“Veja o leitor o que pode acontecer a um cidadão incauto. A revista Playboy manifestou o desejo de me entrevistar. Como todas as pessoas que não têm nada para dizer, gosto muito de ser entrevistado. Por isso, aceitei. E devo ter dado uma entrevista de tal forma sensual que a Playboy resolveu colocar a fotografia do meu rosto apolíneo na capa. Sim, sim: na capa. No sítio em que costuma estar uma senhora nua, estou eu sozinho. Como sempre costuma acontecer, assim que eu entro as senhoras nuas desaparecem. Sou, portanto, a capa da revista Playboy deste mês. Quando me fui deitar, era um pacato pai de família; quando acordei, era a Miss Dezembro. Uma coisa é eu ser um humorista; outra é a minha vida ser ridícula. Deus sabe quanto tenho tentado separar as águas, mas tem sido quase sempre em vão.
Não sei quantos leitores perdeu a Playboy com esta capa, mas posso garantir que perdeu um: eu não compro aquilo, de certeza. Por um lado, é óbvio que as fotografias foram submetidas ao tratamento do photoshop e outras ferramentas de correcção de imagem: o meu nariz tem bastante mais celulite do que parece ali. Por outro, impressiona-me que este seja, até agora, o maior sinal de que o momento que vivemos é mesmo grave. A Playboy, especialista na divulgação de mulheres nuas, publica, este mês, um homem (se isto é um homem) vestido. É bem verdade que a crise não é apenas financeira - é também uma crise de valores. Esta interrupção súbita e sem aviso da exploração do corpo feminino é, evidentemente, imoral. Eu sempre gostei de explorações. E gosto mais ainda do corpo feminino, um gosto que é exacerbado pelo pouco contacto que tenho com ele. Ver-me agora envolvido na suspensão das actividades exploratórias é uma mancha de que a minha biografia não precisava.

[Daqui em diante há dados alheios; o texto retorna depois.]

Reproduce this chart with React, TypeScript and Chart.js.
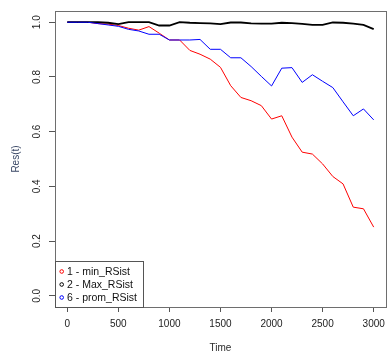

A Playboy justifica o despautério com o facto de me ter eleito homem do ano, uma ofensa que 2009, por muito mau que tenha sido, não merecia. Significa isto que, no espaço de um mês, fui distinguido pela ILGA e pela Playboy. O mundo homossexual e o mundo heterossexual deram as mãos e convergiram na necessidade urgente de me agraciar. Que se passa com o mundo? Homossexuais e heterossexuais têm tido, desde sempre, discordâncias, conflitos, tensões. Quando finalmente concordam, dá isto. É bom que os apreciadores da paz e da concórdia façam uma reflexão profunda sobre as ideias que defendem. O que em teoria é bonito, na prática pode ser grotesco.
Resta a curiosidade de saber como vai este número da Playboy trilhar o seu caminho. Que mecânicos irão buscar o martelo e os pregos para pendurarem a minha entrevista na parede das suas oficinas? Que adolescentes se entusiasmarão, no recato dos seus quartos, com as minhas opiniões sobre o sentido da vida? E, a mim, sobra-me o consolo amargo de, finalmente, poder dizer que já tive intimidades com uma capa da Playboy.”
Ricardo Araújo Pereira, na “Visão” da passada quinta-feira (10 de Dezembro)
A ilustrar este texto, poderia colocar a capa da Playboy de Dezembro, mas como o frio, para já, resolveu o problema das formigas no açucareiro, em nome da “reflexão profunda” a que o Ricardo apela optei antes por uma foto da GQ de Novembro.